Thursday, October 12th
The Light of the Moon
A young Bushwick-based architect’s life changes dramatically after an assault three blocks from her house in writer-director Jessica M. Thompson’s feature debut.
Stephanie Beatriz offers a powerful performance as a young Brooklyn resident struggling to process her emotions after she is raped by a stranger. A feature debut, this indie prefers to make a credible and nuanced drama out of the protagonist’s crisis instead of dwelling on the criminal side of the story. Ultimately, the rapist’s identity and what happens legally is much less an issue here than what goes on between Beatriz’s Bonnie and her boyfriend (a very likeable Michael Stahl-David), and how the assault sends ripples through her life, affecting relationships with friends, family and co-workers. Well received at SXSW 7, the 2017 film has enjoyed a run around the festival circuit. With the wider cultural conversation about rape culture, raging in the media, this honest and complex engagement with the subject is particularly welcome.
Special guest to introduce The Light of the Moon:
I’m 37 years old, and am originally from Philadelphia, Pennsylvania. The sexual assault on me happened in 1996; I was 15, a few months from turning 16. The attack happened by someone known to me, someone I trusted, and one of his friends, in daylight, in a small patch of trees, in the middle of a heavily trafficked area. My experience with the police was bad, as was my experience in visiting a doctor for an exam (a male doctor refused to examine me, saying that he didn’t believe me. I then had to wait for the female doctor to become available). It wasn’t pleasant, but I could handle callousness from strangers. At home was worse, I didn’t have the support of my family. In fact, it was quite the opposite. I told very few friends. The reactions were all different. I was in 10th grade at the time. School was a struggle. I had a therapist but knew that I was essentially alone in dealing with what had happened to me.
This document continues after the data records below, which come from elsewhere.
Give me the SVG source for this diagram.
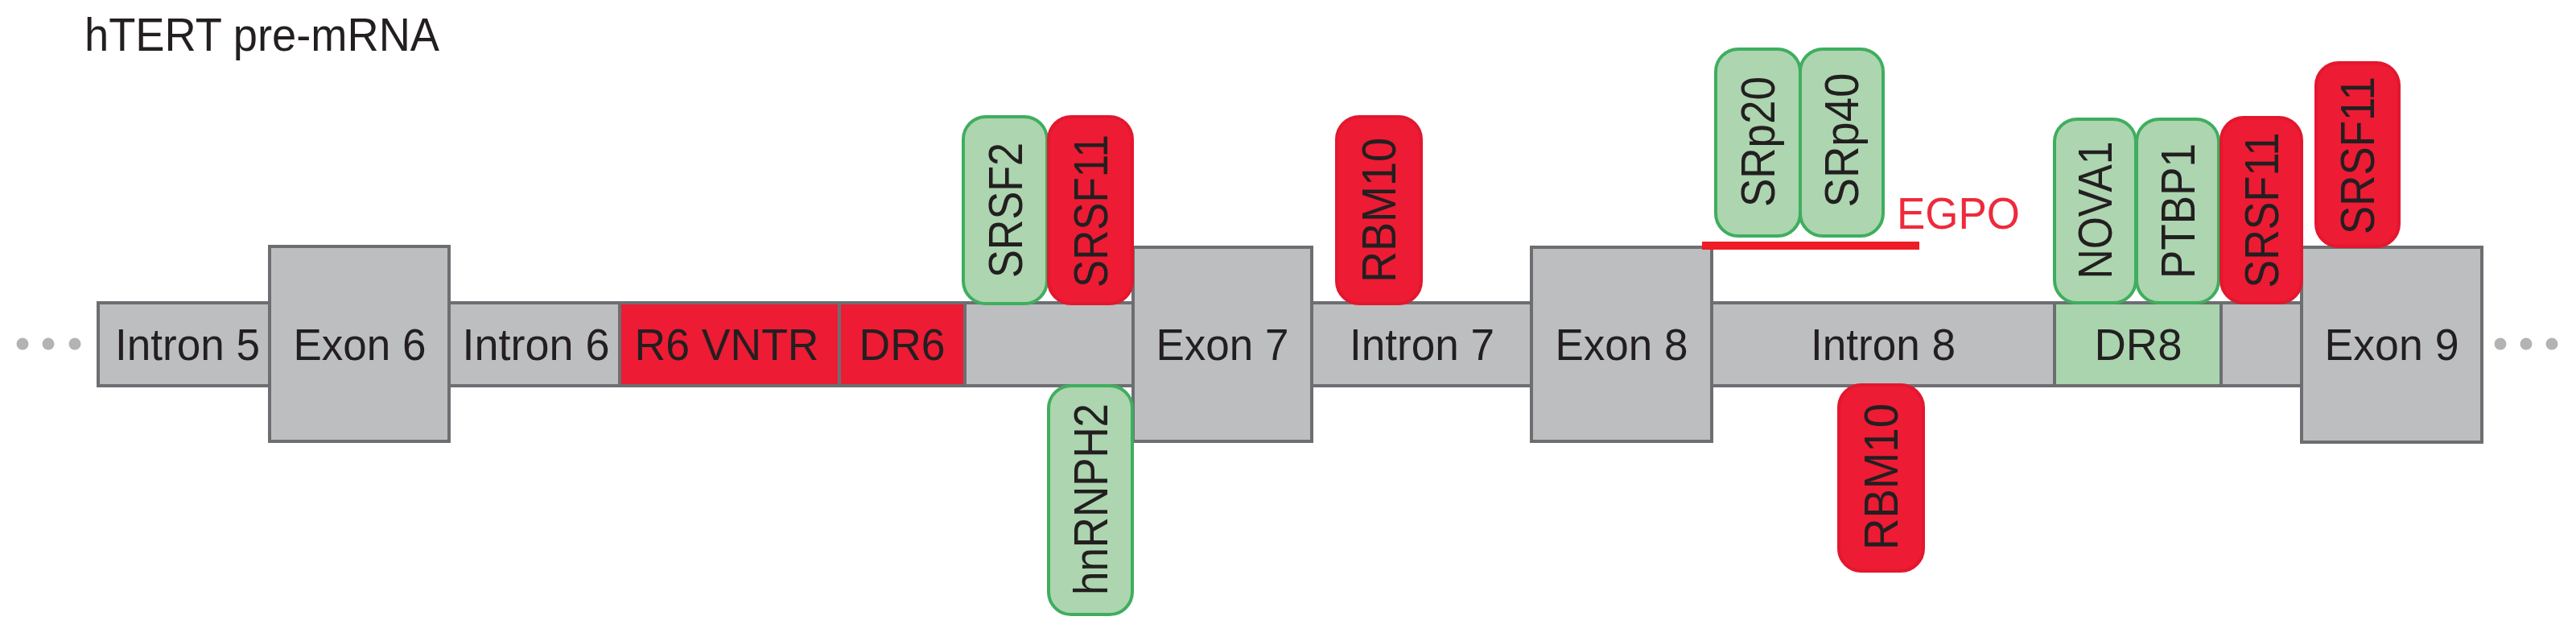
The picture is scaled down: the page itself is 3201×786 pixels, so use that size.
<svg xmlns="http://www.w3.org/2000/svg" width="3201" height="786" viewBox="0 0 3201 786">
<style>
.box{stroke:#6d6e71;stroke-width:4}
.grey{fill:#bcbec0}
.red{fill:#ed1b34}
.dr8{fill:#a9d4ae}
.pg{fill:#acd5b0;stroke:#3fae5e;stroke-width:4}
.pr{fill:#ed1b34;stroke:#e3172e;stroke-width:4}
.lbl{font-family:"Liberation Sans",Arial,Helvetica,sans-serif;font-size:56px;fill:#231f20;text-anchor:middle}
.rl{font-family:"Liberation Sans",Arial,Helvetica,sans-serif;font-size:59px;fill:#231f20;text-anchor:middle}
.dot{fill:#b3b3b3}
</style>
<rect width="3201" height="786" fill="#ffffff"/>
<text x="105" y="63" font-family="Liberation Sans, Arial, Helvetica, sans-serif" font-size="58" fill="#231f20" textLength="441" lengthAdjust="spacingAndGlyphs">hTERT pre-mRNA</text>

<g id="dots-left"><circle class="dot" cx="28" cy="427" r="7.5"/><circle class="dot" cx="60" cy="427" r="7.5"/><circle class="dot" cx="93" cy="427" r="7.5"/></g>
<g id="dots-right"><circle class="dot" cx="3107" cy="427" r="7.5"/><circle class="dot" cx="3139" cy="427" r="7.5"/><circle class="dot" cx="3171" cy="427" r="7.5"/></g>

<g id="intron5"><rect class="box grey" x="122" y="376" width="213" height="103"/><text class="lbl" x="233" y="447" textLength="180" lengthAdjust="spacingAndGlyphs">Intron 5</text></g>
<g id="intron6"><rect class="box grey" x="558" y="376" width="212" height="103"/><text class="lbl" x="666" y="447" textLength="183" lengthAdjust="spacingAndGlyphs">Intron 6</text></g>
<g id="r6vntr"><rect class="box red" x="770" y="376" width="273" height="103"/><text class="lbl" x="903" y="447" textLength="229" lengthAdjust="spacingAndGlyphs">R6 VNTR</text></g>
<g id="dr6"><rect class="box red" x="1043" y="376" width="156" height="103"/><text class="lbl" x="1121" y="447" textLength="107" lengthAdjust="spacingAndGlyphs">DR6</text></g>
<g id="intron6b"><rect class="box grey" x="1199" y="376" width="209" height="103"/></g>
<g id="intron7"><rect class="box grey" x="1630" y="376" width="273" height="103"/><text class="lbl" x="1767" y="447" textLength="180" lengthAdjust="spacingAndGlyphs">Intron 7</text></g>
<g id="intron8"><rect class="box grey" x="2127" y="376" width="426" height="103"/><text class="lbl" x="2340" y="447" textLength="180" lengthAdjust="spacingAndGlyphs">Intron 8</text></g>
<g id="dr8"><rect class="box dr8" x="2553" y="376" width="207" height="103"/><text class="lbl" x="2657" y="447" textLength="109" lengthAdjust="spacingAndGlyphs">DR8</text></g>
<g id="intron8b"><rect class="box grey" x="2760" y="376" width="100" height="103"/></g>

<g id="exon6"><rect class="box grey" x="335" y="306" width="223" height="242"/><text class="lbl" x="447" y="447" textLength="165" lengthAdjust="spacingAndGlyphs">Exon 6</text></g>
<g id="exon7"><rect class="box grey" x="1408" y="307" width="222" height="241"/><text class="lbl" x="1519" y="447" textLength="165" lengthAdjust="spacingAndGlyphs">Exon 7</text></g>
<g id="exon8"><rect class="box grey" x="1903" y="307" width="224" height="241"/><text class="lbl" x="2015" y="447" textLength="165" lengthAdjust="spacingAndGlyphs">Exon 8</text></g>
<g id="exon9"><rect class="box grey" x="2860" y="307" width="224" height="242"/><text class="lbl" x="2972" y="447" textLength="167" lengthAdjust="spacingAndGlyphs">Exon 9</text></g>

<g id="connectors">
<line x1="2115" y1="305" x2="2385" y2="305" stroke="#ee1c25" stroke-width="10"/>
</g>
<g id="egpo"><text x="2357" y="284" font-family="Liberation Sans, Arial, Helvetica, sans-serif" font-size="56" fill="#ee2a3b" textLength="153" lengthAdjust="spacingAndGlyphs">EGPO</text></g>

<g id="srsf2"><rect class="pg" x="1197" y="145" width="104" height="232" rx="28"/><text class="rl" transform="translate(1249,261) rotate(-90)" x="0" y="21" textLength="168" lengthAdjust="spacingAndGlyphs">SRSF2</text></g>
<g id="srsf11-a"><rect class="pr" x="1303" y="145" width="104" height="232" rx="28"/><text class="rl" transform="translate(1355,262) rotate(-90)" x="0" y="21" textLength="190" lengthAdjust="spacingAndGlyphs">SRSF11</text></g>
<g id="hnrnph2"><rect class="pg" x="1303" y="479" width="104" height="284" rx="28"/><text class="rl" transform="translate(1355,620) rotate(-90)" x="0" y="21" textLength="238" lengthAdjust="spacingAndGlyphs">hnRNPH2</text></g>
<g id="rbm10-a"><rect class="pr" x="1661" y="145" width="105" height="232" rx="28"/><text class="rl" transform="translate(1713,261) rotate(-90)" x="0" y="21" textLength="180" lengthAdjust="spacingAndGlyphs">RBM10</text></g>
<g id="srp20"><rect class="pg" x="2132" y="61" width="105" height="232" rx="28"/><text class="rl" transform="translate(2184,176) rotate(-90)" x="0" y="21" textLength="162" lengthAdjust="spacingAndGlyphs">SRp20</text></g>
<g id="srp40"><rect class="pg" x="2237" y="61" width="103" height="232" rx="28"/><text class="rl" transform="translate(2288,174) rotate(-90)" x="0" y="21" textLength="167" lengthAdjust="spacingAndGlyphs">SRp40</text></g>
<g id="rbm10-b"><rect class="pr" x="2285" y="478" width="105" height="231" rx="28"/><text class="rl" transform="translate(2337,592) rotate(-90)" x="0" y="21" textLength="182" lengthAdjust="spacingAndGlyphs">RBM10</text></g>
<g id="nova1"><rect class="pg" x="2553" y="148" width="101" height="228" rx="28"/><text class="rl" transform="translate(2603,261) rotate(-90)" x="0" y="21" textLength="171" lengthAdjust="spacingAndGlyphs">NOVA1</text></g>
<g id="ptbp1"><rect class="pg" x="2655" y="148" width="102" height="228" rx="28"/><text class="rl" transform="translate(2706,262) rotate(-90)" x="0" y="21" textLength="168" lengthAdjust="spacingAndGlyphs">PTBP1</text></g>
<g id="srsf11-c"><rect class="pr" x="2760" y="146" width="100" height="230" rx="28"/><text class="rl" transform="translate(2810,261) rotate(-90)" x="0" y="21" textLength="193" lengthAdjust="spacingAndGlyphs">SRSF11</text></g>
<g id="srsf11-d"><rect class="pr" x="2878" y="78" width="103" height="228" rx="28"/><text class="rl" transform="translate(2929,193) rotate(-90)" x="0" y="21" textLength="196" lengthAdjust="spacingAndGlyphs">SRSF11</text></g>
</svg>
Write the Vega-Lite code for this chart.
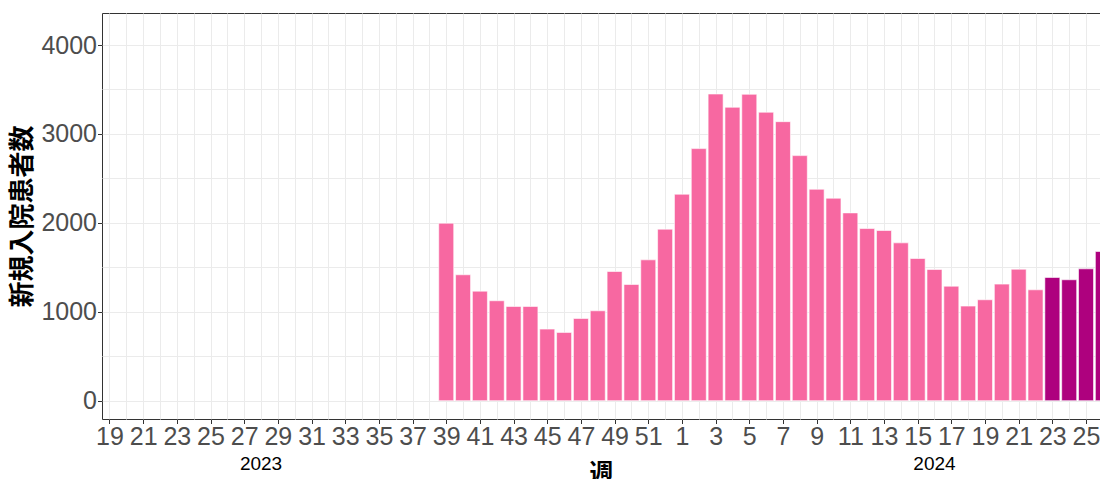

By 11th grade, my grades were suffering. I was in advanced classes, but I put no effort in. Life was really day to day.
I am a freelance artist under contract with trading card companies. Recently, I completed artwork for Star Wars Galactic Files: Reborn, The Walking Dead Season 7, and Star Wars Masterworks. My current project is for charity, benefiting Advocate Hope Children’s Hospital in Illinois. There is a secret project in the works for 2017-2018, but I can’t give details other than that I’m very excited. I’m waiting to hear from my art director, but it looks as though this month, I will also be working on artwork for the Star Wars: The Last Jedi trading card set.
Queen of Katwe
Queen of Katwe is the biopic of a Ugandan chess prodigy and traces her journey from the Kampala slum of Katwe, where she is forced to abandon her formal schooling at the age of nine, to the upper echelons of the chess world after she develops an interest in the game at a youth-outreach program. Her mother worries that her daughter’s dreams of becoming a chess champion are a frivolous distraction from real life. Produced as a joint venture between Disney and ESPN Films, Queen of Katwe was adapted from a nonfiction book by sportswriter Tim Crothers, who became acquainted with Mutesi’s story while on assignment for ESPN. A true celebration of the human spirit!
Special guest to Introduce the Queen of Katwe:
Marie Ferdinand was a basketball superstar at LSU where she was enshrined as a member of the LSU Sports Hall of Fame. She was the 8th pick for the WNBA and was selected by the Utah Stars. Fortunately, the team has become the SA Stars!
Marie was a 3x All Star and still holds the league record for career steals (246.) A versatile shooting guard, she signed with the LA Sparks and played along- side Hall of Famer, Lisa Leslie. To date, she is the only Haitian American to play in the WNBA.
Marie realized after many years of WNBA action, her true passion was youth basketball. It allowed her to help put an emphasis on the true value of teamwork and overcoming adversity. She also realized what a role it played in enabling her to leave the island and see the world. As a result, she retired in 2012.
2014 was the year Marie created the RISE Basketball Academy. The program provides an experience that’s rewarding and effective. The Academy’s core value is to effectuate positive changes for the participants. Individual life skills can be applied through basketball skills. Marie is also the founder of the Marie Ferdinand Foundation. The Foundation was created to demonstrate how she successfully used sports as an avenue to a full scholarship at LSU and a successful career in the WNBA.
Marie and her family reside in San Antonio. Her goal is to prove that enhancement of one’s athletic aptitude with a positive attitude can take you where you want to be, regardless of adversities or hardships.
Marie Ferdinand says it best: Teach Kids to Win in Life, Not Just in Sports.